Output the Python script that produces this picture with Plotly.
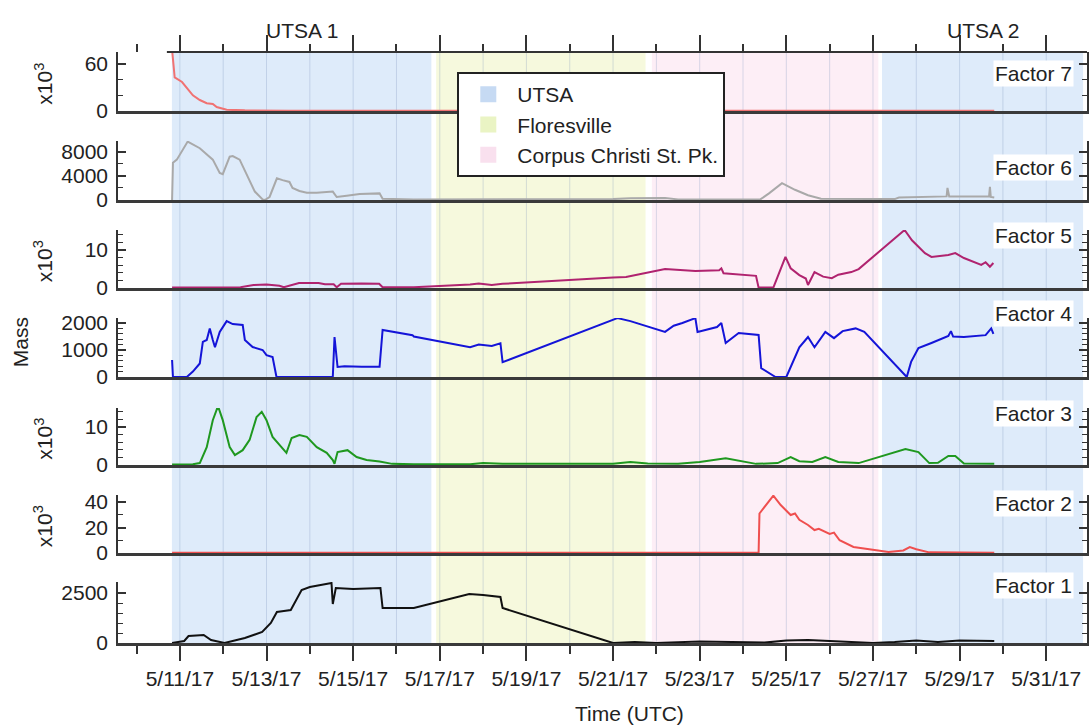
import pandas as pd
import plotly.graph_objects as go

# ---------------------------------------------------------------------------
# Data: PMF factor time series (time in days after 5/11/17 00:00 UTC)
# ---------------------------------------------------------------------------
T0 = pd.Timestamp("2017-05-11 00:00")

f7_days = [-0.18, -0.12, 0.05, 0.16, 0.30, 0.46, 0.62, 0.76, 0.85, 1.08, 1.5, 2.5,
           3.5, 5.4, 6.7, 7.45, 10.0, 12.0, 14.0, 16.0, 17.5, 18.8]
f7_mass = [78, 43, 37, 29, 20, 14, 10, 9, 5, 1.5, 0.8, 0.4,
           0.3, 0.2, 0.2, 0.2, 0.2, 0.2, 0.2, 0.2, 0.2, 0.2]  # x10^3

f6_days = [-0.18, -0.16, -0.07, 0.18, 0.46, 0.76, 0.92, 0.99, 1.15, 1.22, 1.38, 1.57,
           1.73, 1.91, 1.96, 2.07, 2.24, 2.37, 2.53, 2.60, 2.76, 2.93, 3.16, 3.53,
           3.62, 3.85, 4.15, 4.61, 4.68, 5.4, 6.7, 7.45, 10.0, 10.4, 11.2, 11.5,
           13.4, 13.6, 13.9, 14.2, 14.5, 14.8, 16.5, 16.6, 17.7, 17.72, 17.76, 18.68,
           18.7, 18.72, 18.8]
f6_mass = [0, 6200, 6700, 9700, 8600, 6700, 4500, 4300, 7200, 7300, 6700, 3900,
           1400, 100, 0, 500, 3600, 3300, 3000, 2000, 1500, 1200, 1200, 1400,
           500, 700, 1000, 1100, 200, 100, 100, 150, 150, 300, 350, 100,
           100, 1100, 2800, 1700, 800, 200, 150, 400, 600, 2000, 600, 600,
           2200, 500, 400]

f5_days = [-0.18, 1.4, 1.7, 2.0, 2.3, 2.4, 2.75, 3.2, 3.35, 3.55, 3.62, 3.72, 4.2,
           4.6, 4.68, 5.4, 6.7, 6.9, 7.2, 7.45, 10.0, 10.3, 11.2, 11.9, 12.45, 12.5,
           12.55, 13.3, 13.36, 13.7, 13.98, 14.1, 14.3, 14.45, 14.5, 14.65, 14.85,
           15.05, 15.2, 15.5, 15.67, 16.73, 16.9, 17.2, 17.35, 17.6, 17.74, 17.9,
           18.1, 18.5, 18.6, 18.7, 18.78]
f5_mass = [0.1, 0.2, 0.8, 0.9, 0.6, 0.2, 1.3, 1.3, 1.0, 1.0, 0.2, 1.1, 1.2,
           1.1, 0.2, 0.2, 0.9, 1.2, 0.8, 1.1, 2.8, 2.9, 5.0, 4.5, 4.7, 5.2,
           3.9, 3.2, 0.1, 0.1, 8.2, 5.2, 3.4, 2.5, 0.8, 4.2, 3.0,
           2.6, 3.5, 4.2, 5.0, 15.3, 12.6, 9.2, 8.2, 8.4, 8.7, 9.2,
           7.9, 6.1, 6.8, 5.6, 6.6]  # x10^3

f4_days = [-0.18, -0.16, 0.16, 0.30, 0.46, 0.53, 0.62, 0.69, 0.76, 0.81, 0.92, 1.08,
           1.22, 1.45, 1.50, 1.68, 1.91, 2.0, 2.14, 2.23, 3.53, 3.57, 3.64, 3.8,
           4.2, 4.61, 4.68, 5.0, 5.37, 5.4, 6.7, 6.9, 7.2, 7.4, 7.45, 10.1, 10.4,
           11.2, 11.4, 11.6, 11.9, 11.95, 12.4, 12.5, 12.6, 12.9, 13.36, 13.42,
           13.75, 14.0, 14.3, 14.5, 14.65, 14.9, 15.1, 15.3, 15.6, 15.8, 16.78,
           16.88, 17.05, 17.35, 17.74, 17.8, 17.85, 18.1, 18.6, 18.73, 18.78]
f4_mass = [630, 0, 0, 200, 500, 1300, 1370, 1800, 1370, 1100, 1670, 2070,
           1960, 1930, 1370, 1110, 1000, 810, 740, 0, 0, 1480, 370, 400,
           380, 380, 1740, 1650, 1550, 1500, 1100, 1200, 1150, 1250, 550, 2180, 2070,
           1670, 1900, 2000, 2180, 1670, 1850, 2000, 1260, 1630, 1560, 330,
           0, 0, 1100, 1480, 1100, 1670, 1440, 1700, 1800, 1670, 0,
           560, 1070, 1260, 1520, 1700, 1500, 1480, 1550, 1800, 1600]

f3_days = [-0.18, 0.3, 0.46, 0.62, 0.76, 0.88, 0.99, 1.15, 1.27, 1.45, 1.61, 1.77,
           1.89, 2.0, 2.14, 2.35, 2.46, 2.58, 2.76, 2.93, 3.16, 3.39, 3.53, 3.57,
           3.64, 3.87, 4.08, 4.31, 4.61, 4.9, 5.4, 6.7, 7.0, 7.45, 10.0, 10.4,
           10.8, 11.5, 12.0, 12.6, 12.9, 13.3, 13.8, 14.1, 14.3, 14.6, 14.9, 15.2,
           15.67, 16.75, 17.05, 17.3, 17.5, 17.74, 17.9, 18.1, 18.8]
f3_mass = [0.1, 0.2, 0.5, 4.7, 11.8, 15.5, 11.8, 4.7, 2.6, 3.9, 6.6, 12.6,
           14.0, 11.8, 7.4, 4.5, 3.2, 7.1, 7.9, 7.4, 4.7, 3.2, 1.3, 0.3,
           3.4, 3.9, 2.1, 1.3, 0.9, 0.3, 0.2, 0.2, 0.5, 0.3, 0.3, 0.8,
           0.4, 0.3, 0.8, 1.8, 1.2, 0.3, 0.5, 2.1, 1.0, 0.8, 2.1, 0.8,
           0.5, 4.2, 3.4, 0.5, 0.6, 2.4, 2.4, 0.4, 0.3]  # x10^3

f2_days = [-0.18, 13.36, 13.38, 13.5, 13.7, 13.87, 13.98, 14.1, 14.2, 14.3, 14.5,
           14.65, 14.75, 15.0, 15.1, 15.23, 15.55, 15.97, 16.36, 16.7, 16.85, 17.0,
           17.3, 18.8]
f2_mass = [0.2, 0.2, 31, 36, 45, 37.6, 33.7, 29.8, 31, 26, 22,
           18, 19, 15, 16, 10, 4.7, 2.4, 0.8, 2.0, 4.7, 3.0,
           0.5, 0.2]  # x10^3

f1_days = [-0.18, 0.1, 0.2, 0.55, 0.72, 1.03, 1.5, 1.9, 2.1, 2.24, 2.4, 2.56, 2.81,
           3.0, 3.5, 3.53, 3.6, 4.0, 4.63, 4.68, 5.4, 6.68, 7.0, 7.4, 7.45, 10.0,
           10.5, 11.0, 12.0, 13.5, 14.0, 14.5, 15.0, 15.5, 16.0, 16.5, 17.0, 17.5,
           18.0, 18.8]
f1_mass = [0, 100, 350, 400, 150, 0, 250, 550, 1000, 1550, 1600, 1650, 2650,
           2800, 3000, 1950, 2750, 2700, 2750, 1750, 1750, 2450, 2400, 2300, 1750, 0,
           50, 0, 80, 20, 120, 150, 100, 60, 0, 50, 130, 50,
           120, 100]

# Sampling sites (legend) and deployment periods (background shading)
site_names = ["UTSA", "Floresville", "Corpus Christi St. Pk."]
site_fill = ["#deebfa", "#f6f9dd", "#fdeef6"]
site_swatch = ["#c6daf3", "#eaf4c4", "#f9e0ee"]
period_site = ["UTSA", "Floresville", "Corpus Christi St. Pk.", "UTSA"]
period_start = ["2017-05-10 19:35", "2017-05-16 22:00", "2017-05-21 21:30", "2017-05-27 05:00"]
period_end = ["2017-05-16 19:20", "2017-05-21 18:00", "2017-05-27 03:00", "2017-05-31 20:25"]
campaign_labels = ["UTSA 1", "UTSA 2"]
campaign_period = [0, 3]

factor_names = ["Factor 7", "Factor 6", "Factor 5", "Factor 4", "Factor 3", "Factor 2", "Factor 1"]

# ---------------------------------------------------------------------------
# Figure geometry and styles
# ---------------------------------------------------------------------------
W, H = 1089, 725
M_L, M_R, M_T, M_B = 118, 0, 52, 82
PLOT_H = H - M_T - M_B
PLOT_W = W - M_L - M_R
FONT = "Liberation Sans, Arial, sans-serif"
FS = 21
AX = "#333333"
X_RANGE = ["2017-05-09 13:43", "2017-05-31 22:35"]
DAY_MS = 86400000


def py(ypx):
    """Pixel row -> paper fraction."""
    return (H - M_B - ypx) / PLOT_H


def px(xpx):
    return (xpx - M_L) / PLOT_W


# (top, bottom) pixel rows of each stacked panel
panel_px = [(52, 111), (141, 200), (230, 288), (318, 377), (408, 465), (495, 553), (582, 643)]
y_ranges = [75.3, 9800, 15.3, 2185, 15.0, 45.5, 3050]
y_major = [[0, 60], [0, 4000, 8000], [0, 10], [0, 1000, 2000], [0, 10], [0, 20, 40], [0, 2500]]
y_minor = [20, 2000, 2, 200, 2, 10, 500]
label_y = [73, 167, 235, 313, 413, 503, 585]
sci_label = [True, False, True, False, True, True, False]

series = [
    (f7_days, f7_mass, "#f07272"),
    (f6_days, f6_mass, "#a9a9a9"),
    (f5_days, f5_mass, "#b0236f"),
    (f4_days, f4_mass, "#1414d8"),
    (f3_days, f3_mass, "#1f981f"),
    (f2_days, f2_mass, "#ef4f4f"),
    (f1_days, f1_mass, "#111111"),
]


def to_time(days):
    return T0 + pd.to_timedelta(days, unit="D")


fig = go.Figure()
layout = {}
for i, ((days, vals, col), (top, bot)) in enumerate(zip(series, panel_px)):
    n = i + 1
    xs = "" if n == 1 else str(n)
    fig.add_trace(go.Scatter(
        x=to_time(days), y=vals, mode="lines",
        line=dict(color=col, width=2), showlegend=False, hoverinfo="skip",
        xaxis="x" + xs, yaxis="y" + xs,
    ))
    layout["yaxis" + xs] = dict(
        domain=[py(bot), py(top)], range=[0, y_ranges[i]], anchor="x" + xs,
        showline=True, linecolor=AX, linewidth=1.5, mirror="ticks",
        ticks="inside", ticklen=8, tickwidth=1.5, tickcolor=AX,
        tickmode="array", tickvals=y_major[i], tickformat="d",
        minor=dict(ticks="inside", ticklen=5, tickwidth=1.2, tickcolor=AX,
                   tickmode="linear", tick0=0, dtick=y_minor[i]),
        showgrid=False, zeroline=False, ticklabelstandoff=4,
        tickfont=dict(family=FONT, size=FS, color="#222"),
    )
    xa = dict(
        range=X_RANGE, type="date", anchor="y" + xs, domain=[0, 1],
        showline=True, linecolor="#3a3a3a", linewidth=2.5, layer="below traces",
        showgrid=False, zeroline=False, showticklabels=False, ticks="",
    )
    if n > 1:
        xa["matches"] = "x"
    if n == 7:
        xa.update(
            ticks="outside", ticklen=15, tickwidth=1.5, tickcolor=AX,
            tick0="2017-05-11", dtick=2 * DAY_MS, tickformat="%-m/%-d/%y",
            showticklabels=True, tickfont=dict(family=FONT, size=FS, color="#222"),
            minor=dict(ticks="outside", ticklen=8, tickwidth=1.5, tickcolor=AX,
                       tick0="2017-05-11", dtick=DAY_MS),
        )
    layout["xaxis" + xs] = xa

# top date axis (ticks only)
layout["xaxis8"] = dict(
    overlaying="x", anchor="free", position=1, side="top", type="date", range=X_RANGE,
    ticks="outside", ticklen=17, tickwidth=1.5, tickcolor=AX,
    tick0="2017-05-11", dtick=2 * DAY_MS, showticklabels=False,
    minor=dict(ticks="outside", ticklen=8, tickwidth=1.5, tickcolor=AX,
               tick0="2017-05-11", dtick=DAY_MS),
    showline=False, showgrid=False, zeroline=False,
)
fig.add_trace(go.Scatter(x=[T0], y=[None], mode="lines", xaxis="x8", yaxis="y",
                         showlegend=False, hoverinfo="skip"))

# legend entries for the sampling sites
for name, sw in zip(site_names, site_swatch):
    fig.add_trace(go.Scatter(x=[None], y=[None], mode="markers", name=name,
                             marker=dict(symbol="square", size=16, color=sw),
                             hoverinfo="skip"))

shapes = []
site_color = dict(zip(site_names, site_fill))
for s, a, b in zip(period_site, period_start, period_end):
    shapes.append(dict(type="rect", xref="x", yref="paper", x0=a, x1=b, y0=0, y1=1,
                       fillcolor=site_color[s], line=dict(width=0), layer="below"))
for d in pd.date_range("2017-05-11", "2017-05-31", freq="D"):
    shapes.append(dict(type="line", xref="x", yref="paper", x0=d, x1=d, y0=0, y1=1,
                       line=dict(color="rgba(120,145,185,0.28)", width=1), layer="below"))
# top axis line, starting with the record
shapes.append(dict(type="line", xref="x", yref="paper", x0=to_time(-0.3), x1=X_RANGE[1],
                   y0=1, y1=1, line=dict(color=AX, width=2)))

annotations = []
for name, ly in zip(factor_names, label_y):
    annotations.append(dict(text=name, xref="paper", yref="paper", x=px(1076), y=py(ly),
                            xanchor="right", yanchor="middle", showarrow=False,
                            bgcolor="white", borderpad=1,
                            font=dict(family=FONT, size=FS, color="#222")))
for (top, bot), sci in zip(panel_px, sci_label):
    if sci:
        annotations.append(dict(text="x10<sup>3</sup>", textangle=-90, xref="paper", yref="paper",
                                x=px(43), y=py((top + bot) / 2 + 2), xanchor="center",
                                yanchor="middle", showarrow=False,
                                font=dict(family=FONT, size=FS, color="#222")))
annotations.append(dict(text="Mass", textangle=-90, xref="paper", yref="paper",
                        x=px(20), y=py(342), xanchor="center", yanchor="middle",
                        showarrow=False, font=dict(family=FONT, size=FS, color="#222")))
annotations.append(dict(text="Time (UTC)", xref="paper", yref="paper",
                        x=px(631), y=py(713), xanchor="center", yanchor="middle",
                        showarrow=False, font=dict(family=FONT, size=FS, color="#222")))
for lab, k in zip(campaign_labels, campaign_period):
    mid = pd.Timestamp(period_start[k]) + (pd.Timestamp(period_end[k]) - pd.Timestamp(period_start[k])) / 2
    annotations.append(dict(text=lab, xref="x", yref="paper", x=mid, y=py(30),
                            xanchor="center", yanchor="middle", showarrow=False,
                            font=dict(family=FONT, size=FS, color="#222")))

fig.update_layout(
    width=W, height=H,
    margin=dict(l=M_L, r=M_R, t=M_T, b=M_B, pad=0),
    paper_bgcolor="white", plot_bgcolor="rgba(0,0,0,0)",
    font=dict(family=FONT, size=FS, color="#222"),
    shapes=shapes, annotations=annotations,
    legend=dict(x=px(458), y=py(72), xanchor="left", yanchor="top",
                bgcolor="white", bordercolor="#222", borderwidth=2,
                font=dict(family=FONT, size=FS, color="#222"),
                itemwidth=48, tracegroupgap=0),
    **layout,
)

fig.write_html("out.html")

• • •

## WHAT YOU SHOULD DO
Restate only the lines running from the start of the material above through the line containing "0.3, 0.2, 0.2, 0.2, 0.2, 0.2, 0.2, 0.2, 0.2, 0.2]", ends included. No pictures.

## WRITTEN RESPONSE
Output the Python script that produces this picture with Plotly.
import pandas as pd
import plotly.graph_objects as go

# ---------------------------------------------------------------------------
# Data: PMF factor time series (time in days after 5/11/17 00:00 UTC)
# ---------------------------------------------------------------------------
T0 = pd.Timestamp("2017-05-11 00:00")

f7_days = [-0.18, -0.12, 0.05, 0.16, 0.30, 0.46, 0.62, 0.76, 0.85, 1.08, 1.5, 2.5,
           3.5, 5.4, 6.7, 7.45, 10.0, 12.0, 14.0, 16.0, 17.5, 18.8]
f7_mass = [78, 43, 37, 29, 20, 14, 10, 9, 5, 1.5, 0.8, 0.4,
           0.3, 0.2, 0.2, 0.2, 0.2, 0.2, 0.2, 0.2, 0.2, 0.2]  # x10^3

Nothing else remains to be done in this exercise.